The Ohio Public Employees Retirement System, State Teachers Retirement System and Ohio Police & Fire Pension Fund will see their annual costs more than triple to $4.76 million with the switches, the newspaper reported. The School Employees Retirement System expects to see its annual international custodian fees drop by $105,000.

"These are expensive and introduce considerable risk to our system," Karen Carraher, director of the Ohio Public Employees Retirement System, wrote in a March letter to Mandel's chief financial officer.

Mandel spokesman Seth Unger says the moves are meant to protect Ohioans' money amid the investigation of Mandel's predecessor, Democrat Kevin Boyce, and lawsuits against the replaced banks.

The FBI in 2010 began investigating how the custodial contracts were awarded.

Boyce and his deputy treasurer, Amer Ahmad, assigned State Street Bank to handle international assets for three Ohio pension funds, and State Street hired immigration attorney M. Noure Alo as its lobbyist.

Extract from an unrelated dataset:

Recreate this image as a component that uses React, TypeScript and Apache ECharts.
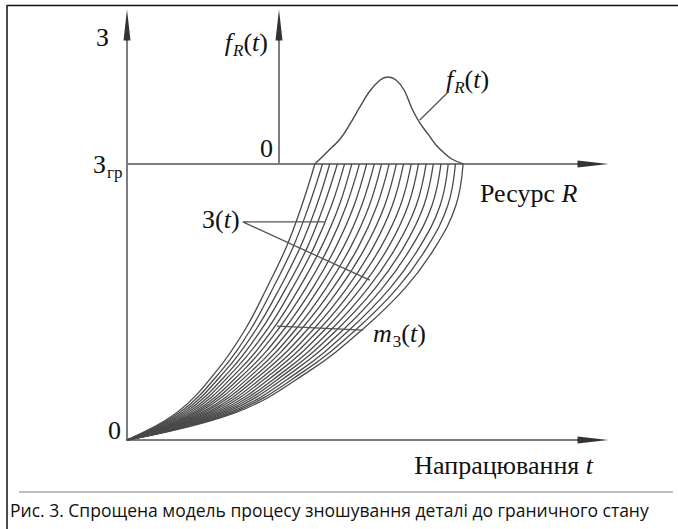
import React, { useEffect, useRef } from 'react';
import * as echarts from 'echarts';

// Wear levels З (same for every curve), with the limit wear Згр
const wearLimit = 69.1;
const wearLevels = [0, 6.9, 17.3, 27.6, 38.0, 48.4, 58.7, 69.1];

// Operating time t at which each wear curve reaches each wear level
const curveTimes: number[][] = [
  [0, 11.1, 19.9, 26.2, 31.0, 35.4, 38.8, 41.7],
  [0, 11.7, 20.9, 27.4, 32.4, 36.9, 40.4, 43.4],
  [0, 12.3, 21.8, 28.6, 33.9, 38.5, 42.1, 45.0],
  [0, 12.9, 22.8, 29.8, 35.3, 40.1, 43.7, 46.7],
  [0, 13.5, 23.7, 31.1, 36.7, 41.6, 45.4, 48.3],
  [0, 14.1, 24.7, 32.3, 38.2, 43.2, 47.1, 49.9],
  [0, 14.7, 25.7, 33.5, 39.7, 44.8, 48.7, 51.6],
  [0, 15.3, 26.7, 34.8, 41.2, 46.4, 50.4, 53.2],
  [0, 15.9, 27.7, 36.1, 42.6, 48.1, 52.1, 54.9],
  [0, 16.6, 28.7, 37.4, 44.2, 49.7, 53.8, 56.5],
  [0, 17.2, 29.7, 38.6, 45.7, 51.4, 55.5, 58.2],
  [0, 17.9, 30.7, 40.0, 47.2, 53.0, 57.2, 59.8],
  [0, 18.5, 31.8, 41.3, 48.8, 54.7, 58.9, 61.4],
  [0, 19.2, 32.8, 42.6, 50.3, 56.4, 60.7, 63.1],
  [0, 19.9, 33.9, 43.9, 51.9, 58.1, 62.4, 64.7],
  [0, 20.6, 35.0, 45.3, 53.5, 59.8, 64.2, 66.4],
  [0, 21.3, 36.0, 46.6, 55.1, 61.5, 65.9, 68.0],
  [0, 22.0, 37.1, 48.0, 56.7, 63.2, 67.7, 69.7],
  [0, 22.8, 38.3, 49.4, 58.4, 65.0, 69.5, 71.3],
  [0, 23.5, 39.4, 50.8, 60.0, 66.7, 71.2, 72.9],
  [0, 24.2, 40.5, 52.2, 61.7, 68.5, 73.0, 74.6],
];

// Resource density f_R
const densityR = [41.7, 43.3, 45.1, 47.3, 49.5, 51.7, 53.9, 56.2, 57.9, 59.7, 61.5, 63.3, 65.0, 66.8, 68.6, 70.4, 72.1, 74.6];
const densityF = [0, 0.057, 0.121, 0.202, 0.324, 0.462, 0.591, 0.68, 0.704, 0.68, 0.599, 0.445, 0.332, 0.243, 0.154, 0.089, 0.04, 0];

// Position of the f_R axis on the resource scale
const fAxisAt = 33.74;

// Leader lines of the annotations
const wearLeader = [[43.9, 54.6], [25.7, 54.6], [53.9, 40.0]];
const meanLeader = [[33.3, 28.5], [52.4, 27.5]];
const densityLeader = [[65.0, 0.356], [71.3, 0.583]];

const SERIF = '"Liberation Serif", "Times New Roman", serif';
const SANS = '"Open Sans", "Noto Sans", sans-serif';
const INK = '#111';
const AXIS = '#7d7d7d';
const CURVE = '#4a4a4a';

export default function App() {
  const ref = useRef<HTMLDivElement>(null);
  useEffect(() => {
    const chart = echarts.init(ref.current!, null, { renderer: 'svg' });
    const GL = 127, GW = 450.5, GT = 40.5, GH = 399.5;
    const topH = GH * (1 - wearLimit / 100);
    const hidden = { show: false };
    const axisLine = { show: true, onZero: false, lineStyle: { color: AXIS, width: 2 } };
    const baseAxis = { axisLine, axisTick: hidden, axisLabel: hidden, splitLine: hidden };

    const fs = 26;
    const main = { fontFamily: SERIF, fontSize: fs, fill: INK, lineHeight: 34 };
    const ital = { ...main, fontStyle: 'italic' };
    const sub = { fontFamily: SERIF, fontSize: 17, fill: INK, verticalAlign: 'bottom', lineHeight: 17, padding: [0, 0, 0, 1] };
    const subI = { ...sub, fontStyle: 'italic' };
    const rich = { m: main, i: ital, s: sub, si: subI };
    const txt = (text: string, x: number, y: number, align: string, extra: any = {}) => ({
      type: 'text', x, y, silent: true,
      style: { text, rich, align, verticalAlign: 'middle', fontFamily: SERIF, fontSize: fs, fill: INK, ...extra },
    });

    const option: any = {
      animation: false,
      grid: [
        { left: GL, top: GT, width: GW, height: GH, outerBoundsMode: 'none' },
        { left: GL, top: GT, width: GW, height: topH, outerBoundsMode: 'none' },
      ],
      xAxis: [
        { type: 'value', gridIndex: 0, min: 0, max: 100, ...baseAxis },
        { type: 'value', gridIndex: 1, min: 0, max: 100, ...baseAxis },
      ],
      yAxis: [
        { type: 'value', gridIndex: 0, min: 0, max: 100, ...baseAxis },
        { type: 'value', gridIndex: 1, min: 0, max: 1, offset: -(fAxisAt / 100) * GW, ...baseAxis },
      ],
      series: [
        ...curveTimes.map((ts, i) => ({
          type: 'line', name: 'З(t) ' + (i + 1), xAxisIndex: 0, yAxisIndex: 0,
          data: ts.map((t, k) => [t, wearLevels[k]]),
          smooth: 0.4, symbol: 'none', silent: true,
          lineStyle: { color: CURVE, width: 1.3 },
        })),
        {
          type: 'line', name: 'f_R', xAxisIndex: 1, yAxisIndex: 1,
          data: densityR.map((r, k) => [r, densityF[k]]),
          smooth: 0.4, symbol: 'none', silent: true,
          lineStyle: { color: CURVE, width: 1.4 },
        },
        {
          type: 'line', xAxisIndex: 0, yAxisIndex: 0, data: wearLeader, symbol: 'none', silent: true,
          lineStyle: { color: '#555', width: 1.3 },
        },
        {
          type: 'line', xAxisIndex: 0, yAxisIndex: 0, data: meanLeader, symbol: 'none', silent: true,
          lineStyle: { color: '#555', width: 1.3 },
        },
        {
          type: 'line', xAxisIndex: 1, yAxisIndex: 1, data: densityLeader, symbol: 'none', silent: true,
          lineStyle: { color: '#555', width: 1.3 },
        },
        {
          type: 'scatter', xAxisIndex: 0, yAxisIndex: 0, symbol: 'triangle', symbolSize: [7, 31], clip: false, silent: true,
          itemStyle: { color: '#000' },
          data: [
            { value: [100, 0], symbolRotate: -90, symbolOffset: [15.5, 0] },
            { value: [0, 100], symbolRotate: 0, symbolOffset: [0, -15.5] },
          ],
        },
        {
          type: 'scatter', xAxisIndex: 1, yAxisIndex: 1, symbol: 'triangle', symbolSize: [7, 31], clip: false, silent: true,
          itemStyle: { color: '#000' },
          data: [
            { value: [100, 0], symbolRotate: -90, symbolOffset: [15.5, 0] },
            { value: [fAxisAt, 1], symbolRotate: 0, symbolOffset: [0, -15.5] },
          ],
        },
      ],
      graphic: [
        { type: 'line', silent: true, shape: { x1: 7, y1: 5.5, x2: 678, y2: 5.5 }, style: { stroke: INK, lineWidth: 1.5 } },
        { type: 'line', silent: true, shape: { x1: 7, y1: 5, x2: 7, y2: 529 }, style: { stroke: INK, lineWidth: 1.5 } },
        { type: 'line', silent: true, shape: { x1: 19, y1: 492, x2: 673, y2: 492 }, style: { stroke: '#aaa', lineWidth: 1.5 } },
        txt('{m|З}', 96, 37, 'left'),
        txt('{i|f}{si|R}{m|(}{i|t}{m|)}', 268, 42, 'right'),
        txt('{m|0}', 273, 148, 'right'),
        txt('{m|З}{s|гр}', 93, 164, 'left'),
        txt('{m|0}', 121, 430, 'right'),
        txt('{i|f}{si|R}{m|(}{i|t}{m|)}', 446, 79, 'left'),
        txt('{m|Ресурс }{i|R}', 480, 193, 'left'),
        txt('{m|З(}{i|t}{m|)}', 202, 219, 'left'),
        txt('{i|m}{s|3}{m|(}{i|t}{m|)}', 373, 333, 'left'),
        txt('{m|Напрацювання }{i|t}', 593, 465, 'right'),
        {
          type: 'text', x: 10, y: 510, silent: true,
          style: {
            text: 'Рис. 3. Спрощена модель процесу зношування деталі до граничного стану',
            fontFamily: SANS, fontSize: 17.5, fill: INK, align: 'left', verticalAlign: 'middle',
          },
        },
      ],
    };
    chart.setOption(option);
    return () => chart.dispose();
  }, []);
  return <div ref={ref} style={{ position: 'fixed', left: 0, top: 0, width: 678, height: 529, background: '#fff' }} />;
}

Ahmad and Alo pleaded not guilty last month to federal charges that they participated in a kickback scheme in the treasurer's office. Those charges aren't related to the custodial contracts.

State Street Bank has faced lawsuits in other states and a Securities and Exchange Commission investigation over allegations that it manipulated foreign currency transaction prices. Bank of New York Mellon has faced lawsuits and complaints in Ohio and other states over similar issues.

Messages seeking comment that were left with the banks Friday were not immediately returned.

Ohio's public pension funds serve 1.8 million people and hold roughly $165 billion in net assets, including $41 billion in international investments.